First, remember that oil and gas production and extraction taxes accounted for more than 50 percent of the state’s revenue in 2014. That doesn’t count income or sales taxes on equipment purchases and the industry’s average of income of over $100,000, not forgetting how those dollars turn within our local economies.

Then consider that the average family will spend $1,962 on gasoline this year, a fall of $550 over last year.

Now, think of that family owning a single-family home in Fargo worth $207,215 (the median value reported by the GFMEDC). That family saved $364 on property tax reductions approved by the state in 2015 alone. When including ongoing reductions and funding mechanisms from the 2013 session, that figure about triples to $1,000 or more annually.

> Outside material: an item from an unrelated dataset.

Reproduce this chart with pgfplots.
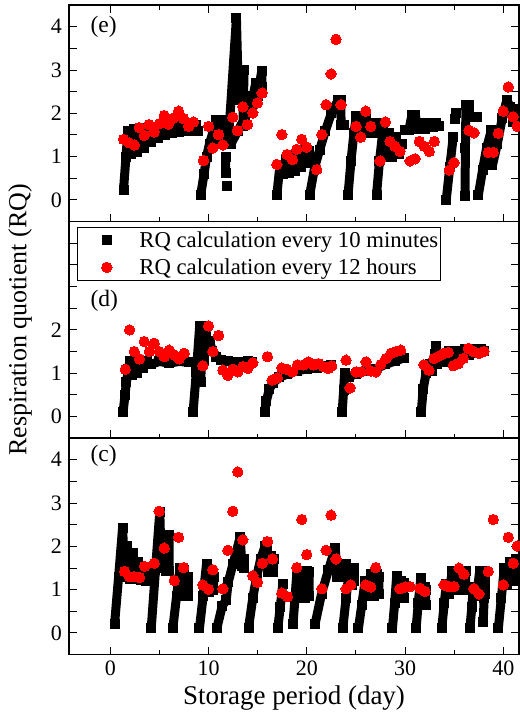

Finally, consider the money this family will save when its children head to college from the hundreds of millions of dollars the state has poured into higher education.

There’s more we can consider, such as how the oil and gas sector drove job creation across the state, provided almost all the nation’s growth after 2008, and how a reduction in capital expenditures in this single industry has reduced global growth, but the conclusion remains the same: The oil and gas industry has let North Dakota lower taxes and invest in itself.

The price of oil matters to the average North Dakotan and no one should celebrate the fall.